▶ _Work instructions_
Transcribe all of the data exactly. Omit the pictures.

· · · · · · ·

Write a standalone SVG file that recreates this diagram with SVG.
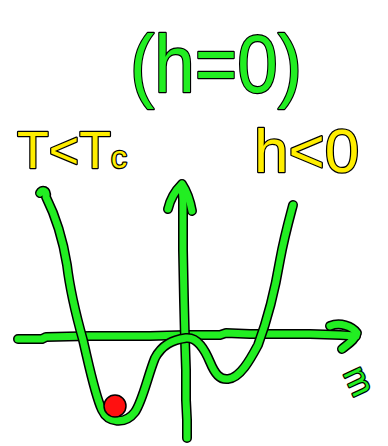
<svg xmlns="http://www.w3.org/2000/svg" width="388" height="446" viewBox="0 0 388 446">
<style>
.o{fill:none;stroke:#000;stroke-width:10;stroke-linecap:round;stroke-linejoin:round}
.g{fill:none;stroke:#22EE22;stroke-width:7;stroke-linecap:round;stroke-linejoin:round}
.tg{font-family:"Liberation Sans",Arial,sans-serif;fill:#22EE22;stroke:#000;stroke-width:2.5;paint-order:stroke;stroke-linejoin:round}
.ty{font-family:"Liberation Sans",Arial,sans-serif;fill:#FFEE00;stroke:#000;stroke-width:2.5;paint-order:stroke;stroke-linejoin:round}
</style>
<defs>
<path id="curve" d="M 40,193 C 42,189 47,190 46,197 C 55,215 63,240 67,265 C 70,290 76,315 83,340 C 90,370 95,395 102,410 C 108,423 125,425 135,412 C 143,400 148,375 155,358 C 162,345 172,340 186,338 C 198,337 205,350 210,362 C 215,374 220,380 228,379 C 240,378 250,360 258,345 C 268,318 275,290 280,260 C 284,238 289,220 293,205"/>
<path id="haxis" d="M 18,339 L 42,339 L 46,337 L 90,336 L 150,336 L 185,335 L 220,335 L 226,333 L 250,334 L 310,334 L 340,335 L 356,336"/>
<path id="harrow" d="M 330,326 C 340,322 352,326 357,333 C 355,340 348,344 342,349"/>
<path id="vaxis" d="M 187,438 L 187,420 L 186,400 L 186,370 L 185,340 L 184,300 L 183,250 L 183,200 L 182,186"/>
<path id="varrow" d="M 168,209 C 170,200 176,190 182,184 C 186,190 190,200 192,211"/>
</defs>
<g id="connectors">
<g id="m-axis"><use href="#haxis" class="o"/><use href="#harrow" class="o"/><use href="#haxis" class="g"/><use href="#harrow" class="g"/></g>
<g id="f-axis"><use href="#vaxis" class="o"/><use href="#varrow" class="o"/><use href="#vaxis" class="g"/><use href="#varrow" class="g"/></g>
</g>
<g id="potential"><use href="#curve" class="o"/><use href="#curve" class="g"/></g>
<g id="ball"><circle cx="115" cy="406" r="11" fill="#FF1010" stroke="#000" stroke-width="1.5"/></g>
<g id="title"><text class="tg" x="130" y="92" font-size="82" textLength="172" lengthAdjust="spacingAndGlyphs">(h=0)</text></g>
<g id="label-t"><text class="ty" x="17" y="168" font-size="52">T&lt;T<tspan font-size="32">c</tspan></text></g>
<g id="label-h"><text class="ty" x="254" y="172" font-size="62">h&lt;0</text></g>
<g id="label-m"><text class="tg" font-size="34" text-anchor="middle" transform="translate(357,382) rotate(65)" y="9">m</text></g>
</svg>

· · · · · · ·

▶ _Complete output_
Write a standalone SVG file that recreates this diagram with SVG.
<svg xmlns="http://www.w3.org/2000/svg" width="388" height="446" viewBox="0 0 388 446">
<style>
.o{fill:none;stroke:#000;stroke-width:10;stroke-linecap:round;stroke-linejoin:round}
.g{fill:none;stroke:#22EE22;stroke-width:7;stroke-linecap:round;stroke-linejoin:round}
.tg{font-family:"Liberation Sans",Arial,sans-serif;fill:#22EE22;stroke:#000;stroke-width:2.5;paint-order:stroke;stroke-linejoin:round}
.ty{font-family:"Liberation Sans",Arial,sans-serif;fill:#FFEE00;stroke:#000;stroke-width:2.5;paint-order:stroke;stroke-linejoin:round}
</style>
<defs>
<path id="curve" d="M 40,193 C 42,189 47,190 46,197 C 55,215 63,240 67,265 C 70,290 76,315 83,340 C 90,370 95,395 102,410 C 108,423 125,425 135,412 C 143,400 148,375 155,358 C 162,345 172,340 186,338 C 198,337 205,350 210,362 C 215,374 220,380 228,379 C 240,378 250,360 258,345 C 268,318 275,290 280,260 C 284,238 289,220 293,205"/>
<path id="haxis" d="M 18,339 L 42,339 L 46,337 L 90,336 L 150,336 L 185,335 L 220,335 L 226,333 L 250,334 L 310,334 L 340,335 L 356,336"/>
<path id="harrow" d="M 330,326 C 340,322 352,326 357,333 C 355,340 348,344 342,349"/>
<path id="vaxis" d="M 187,438 L 187,420 L 186,400 L 186,370 L 185,340 L 184,300 L 183,250 L 183,200 L 182,186"/>
<path id="varrow" d="M 168,209 C 170,200 176,190 182,184 C 186,190 190,200 192,211"/>
</defs>
<g id="connectors">
<g id="m-axis"><use href="#haxis" class="o"/><use href="#harrow" class="o"/><use href="#haxis" class="g"/><use href="#harrow" class="g"/></g>
<g id="f-axis"><use href="#vaxis" class="o"/><use href="#varrow" class="o"/><use href="#vaxis" class="g"/><use href="#varrow" class="g"/></g>
</g>
<g id="potential"><use href="#curve" class="o"/><use href="#curve" class="g"/></g>
<g id="ball"><circle cx="115" cy="406" r="11" fill="#FF1010" stroke="#000" stroke-width="1.5"/></g>
<g id="title"><text class="tg" x="130" y="92" font-size="82" textLength="172" lengthAdjust="spacingAndGlyphs">(h=0)</text></g>
<g id="label-t"><text class="ty" x="17" y="168" font-size="52">T&lt;T<tspan font-size="32">c</tspan></text></g>
<g id="label-h"><text class="ty" x="254" y="172" font-size="62">h&lt;0</text></g>
<g id="label-m"><text class="tg" font-size="34" text-anchor="middle" transform="translate(357,382) rotate(65)" y="9">m</text></g>
</svg>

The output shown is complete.